-- start SUPPLIED INFORMATION --

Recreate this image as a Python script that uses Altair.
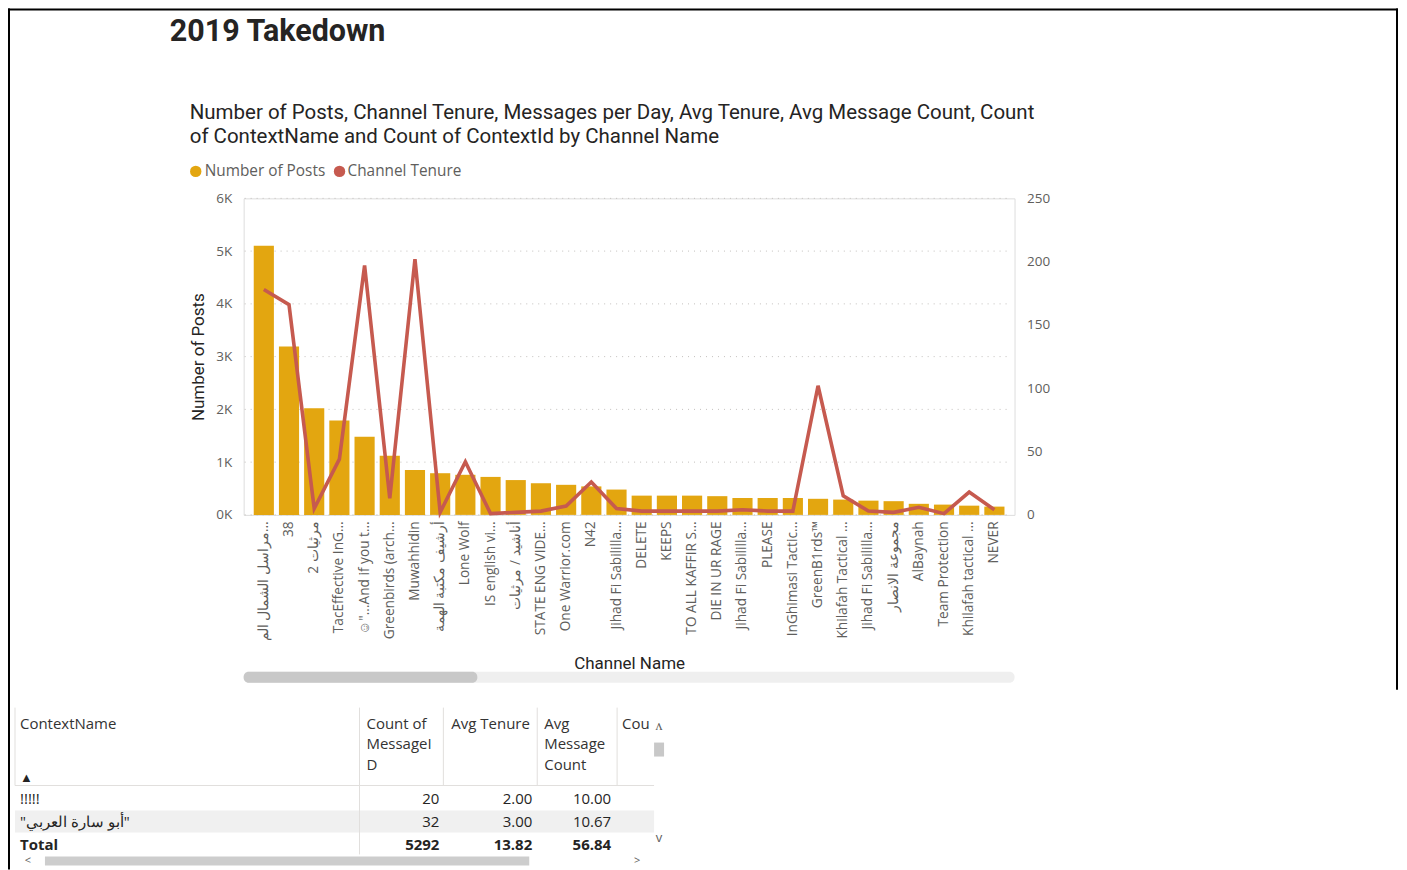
import altair as alt
import pandas as pd

# ---------------- data ----------------
channels = [
    "مراسل الشمال الم…", "38", "2 مرثيات", "TacEffective InG…", "☺\"...And if you t…",
    "Greenbirds (arch…", "Muwahhidin", "أرشيف مكتبة الهمة", "Lone Wolf", "IS english vi…",
    "أناشيد / مرثيات", "STATE ENG VIDE…", "One Warrior.com", "N42", "Jihad Fi Sabililla…",
    "DELETE", "KEEPS", "TO ALL KAFFIR S…", "DIE IN UR RAGE", "Jihad Fi Sabililla…",
    "PLEASE", "InGhimasi Tactic…", "GreenB1rds™", "Khilafah Tactical …", "Jihad Fi Sabililla…",
    "مجموعة الانصار", "AlBaynah", "Team Protection", "Khilafah tactical …", "NEVER",
]
posts = [5100, 3190, 2020, 1790, 1480, 1120, 850, 790, 760, 720,
         660, 600, 570, 540, 480, 365, 365, 365, 355, 320,
         320, 320, 305, 290, 270, 260, 210, 195, 175, 157]
tenure = [178, 166, 5, 44, 197, 13, 202, 2, 42, 1,
          2, 3, 7, 26, 5, 3, 3, 3, 3, 4,
          3, 3, 102, 15, 3, 2, 6, 1, 18, 4]

left_ticks = [0, 1000, 2000, 3000, 4000, 5000, 6000]
right_ticks = [0, 50, 100, 150, 200, 250]

table_names = ["!!!!!", "\"أبو سارة العربي\""]
table_count = [20, 32]
table_avg_tenure = [2.00, 3.00]
table_avg_msg = [10.00, 10.67]
total_count = 5292
total_avg_tenure = 13.82
total_avg_msg = 56.84

# ---------------- style ----------------
GOLD = "#E3A610"
RED = "#C65A4F"
DARK = "#252423"
GREY = "#605E5C"
UI = "Open Sans"
DIN = "Roboto"

W, H = 772, 317
OX, OY = 244, 198


def px(x):
    return x - OX


def py(y):
    return y - OY


ONE = pd.DataFrame({"a": [0]})


def txt(s, x, y, size=15, color=DARK, font=UI, weight="normal", align="left", baseline="middle"):
    return alt.Chart(ONE).mark_text(
        text=s, fontSize=size, color=color, font=font, fontWeight=weight,
        align=align, baseline=baseline,
    ).encode(x=alt.value(px(x)), y=alt.value(py(y)))


def hrule(x1, x2, y, color="#E1DFDD", width=1):
    return alt.Chart(ONE).mark_rule(color=color, strokeWidth=width).encode(
        x=alt.value(px(x1)), x2=alt.value(px(x2)), y=alt.value(py(y)))


def vrule(x, y1, y2, color="#E1DFDD", width=1):
    return alt.Chart(ONE).mark_rule(color=color, strokeWidth=width).encode(
        x=alt.value(px(x)), y=alt.value(py(y1)), y2=alt.value(py(y2)))


def rect(x1, x2, y1, y2, color, radius=0):
    return alt.Chart(ONE).mark_rect(color=color, cornerRadius=radius).encode(
        x=alt.value(px(x1)), x2=alt.value(px(x2)), y=alt.value(py(y1)), y2=alt.value(py(y2)))


# unique keys for repeated names (zero-width spaces are invisible)
seen = {}
keys = []
for n in channels:
    k = seen.get(n, 0)
    seen[n] = k + 1
    keys.append(n + "\u200b" * k)

df = pd.DataFrame({"key": keys, "idx": list(range(len(keys))), "posts": posts, "tenure": tenure})

x_enc = alt.X(
    "key:N", sort=None,
    scale=alt.Scale(paddingInner=0.2, paddingOuter=0.4),
    axis=alt.Axis(
        title="Channel Name", labelAngle=-90, labelPadding=6, labelFont=UI,
        labelFontSize=13.7, labelColor=GREY, labelLimit=0, ticks=False, domain=False,
        grid=False,
        titleFont=DIN, titleFontSize=17, titleFontWeight="normal", titleColor=DARK,
        titleX=W / 2, titleY=669 - 515, titleBaseline="alphabetic", titleAlign="center",
    ),
)

left_scale = alt.Scale(domain=[0, 6000], nice=False)

# dotted gridlines drawn through the left-axis scale
grid = alt.Chart(pd.DataFrame({"v": left_ticks})).mark_rule(
    color="#C3C0BD", strokeWidth=1, strokeDash=[1, 5], strokeCap="butt"
).encode(
    y=alt.Y("v:Q", scale=left_scale, axis=None),
    x=alt.value(1), x2=alt.value(W - 5),
)

bars = alt.Chart(df).mark_bar(color=GOLD).encode(
    x=x_enc,
    y=alt.Y(
        "posts:Q", scale=left_scale,
        axis=alt.Axis(
            values=left_ticks, labelExpr="datum.value/1000 + 'K'", title="Number of Posts",
            grid=False, domain=False, ticks=False, labelPadding=12, labelFont=UI,
            labelFontSize=13.5, labelColor=GREY, titleFont=DIN, titleFontSize=17,
            titleFontWeight="normal", titleColor=DARK, titleAngle=270, titleX=-45,
            titleY=H / 2, titleAlign="center", titleBaseline="middle",
        ),
    ),
)

line = alt.Chart(df).mark_line(color=RED, strokeWidth=3.6).encode(
    x=x_enc,
    order=alt.Order("idx:Q"),
    y=alt.Y(
        "tenure:Q", scale=alt.Scale(domain=[0, 250], nice=False),
        axis=alt.Axis(
            orient="right", values=right_ticks, title=None, grid=False, domain=False,
            ticks=False, labelPadding=12, labelFont=UI, labelFontSize=13.5, labelColor=GREY,
        ),
    ),
)

# ---------------- table ----------------
rows = ["r0", "r1", "total"]
tdf = pd.DataFrame({
    "row": rows,
    "name": table_names + ["Total"],
    "count": table_count + [total_count],
    "ten": table_avg_tenure + [total_avg_tenure],
    "msg": table_avg_msg + [total_avg_msg],
})


def row_y():
    return alt.Y("row:N", axis=None,
                 scale=alt.Scale(domain=rows, range=[py(800), py(846)], padding=0))


def tcol(field, x, align, fmt=None, total=False):
    base = alt.Chart(tdf)
    if total:
        base = base.transform_filter("datum.row == 'total'")
    else:
        base = base.transform_filter("datum.row != 'total'")
    t = alt.Text(f"{field}:Q", format=fmt) if fmt else alt.Text(f"{field}:N")
    return base.mark_text(
        align=align, baseline="middle", font=UI, fontSize=15, color=DARK,
        fontWeight="bold" if total else "normal",
    ).encode(x=alt.value(px(x)), y=row_y(), text=t)


table_layers = [rect(15, 655, 811, 833, "#F0F0F0")]
for total in (False, True):
    table_layers += [
        tcol("name", 20, "left", total=total),
        tcol("count", 440, "right", fmt="d", total=total),
        tcol("ten", 533, "right", fmt=".2f", total=total),
        tcol("msg", 612, "right", fmt=".2f", total=total),
    ]

table_layers += [
    txt("ContextName", 20, 724, color="#333333"),
    txt("▲", 20, 778, size=13, color=DARK),
    txt("Count of", 367, 724, color="#333333"),
    txt("MessageI", 367, 744, color="#333333"),
    txt("D", 367, 765, color="#333333"),
    txt("Avg Tenure", 452, 724, color="#333333"),
    txt("Avg", 545, 724, color="#333333"),
    txt("Message", 545, 744, color="#333333"),
    txt("Count", 545, 765, color="#333333"),
    txt("Cou", 623, 724, color="#333333"),
    vrule(15, 708, 786),
    vrule(360, 708, 855),
    vrule(444, 708, 786),
    vrule(538, 708, 786),
    vrule(618, 708, 786),
    hrule(15, 655, 786),
    rect(655, 665, 743, 757, "#C8C8C8"),
    txt("ʌ", 660, 726, size=14, color=GREY, align="center"),
    txt("v", 660, 839, size=13, color=GREY, align="center"),
    rect(45, 530, 857, 866, "#CDCDCD"),
    txt("<", 28, 862, size=11, color=GREY, align="center"),
    txt(">", 638, 862, size=11, color=GREY, align="center"),
]

# ---------------- titles, legend, frame ----------------
decor = [
    txt("2019 Takedown", 170, 40, size=30.5, font=DIN, weight="bold", baseline="alphabetic"),
    txt("Number of Posts, Channel Tenure, Messages per Day, Avg Tenure, Avg Message Count, Count",
        190, 119, size=20.5, font=DIN, baseline="alphabetic"),
    txt("of ContextName and Count of ContextId by Channel Name",
        190, 143, size=20.5, font=DIN, baseline="alphabetic"),
    alt.Chart(ONE).mark_circle(size=130, opacity=1, color=GOLD).encode(
        x=alt.value(px(196)), y=alt.value(py(171))),
    txt("Number of Posts", 205, 171, size=15.4, color=GREY),
    alt.Chart(ONE).mark_circle(size=130, opacity=1, color=RED).encode(
        x=alt.value(px(340)), y=alt.value(py(171))),
    txt("Channel Tenure", 348, 171, size=15.4, color=GREY),
    # chart scroll bar
    rect(244, 1016, 672, 683, "#EFEFEF", radius=5),
    rect(244, 478, 672, 683, "#C8C8C8", radius=5),
    # frame
    hrule(8, 1400, 9, color="#000000", width=2),
    vrule(9, 8, 870, color="#000000", width=2),
    vrule(1399, 8, 690, color="#000000", width=2),
]

chart = alt.layer(grid, bars, line, *table_layers, *decor).resolve_scale(
    y="independent"
).properties(
    width=W, height=H,
    autosize=alt.AutoSizeParams(type="none"),
    padding={"left": OX - 8, "top": OY - 8, "right": 1401 - 8 - (OX - 8) - W, "bottom": 862 - (OY - 8) - H},
).configure_view(stroke="transparent", strokeWidth=0).configure_axis(
    domain=False, grid=False
).configure(background="white")

chart.save("out.html", embed_options={"renderer": "svg", "actions": False})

-- end SUPPLIED INFORMATION --

Only the lines from the top of the data through the line with "import pandas as pd" should be quoted, exactly and with both ends kept; skip the pictures.

> _REPLY_:
Recreate this image as a Python script that uses Altair.
import altair as alt
import pandas as pd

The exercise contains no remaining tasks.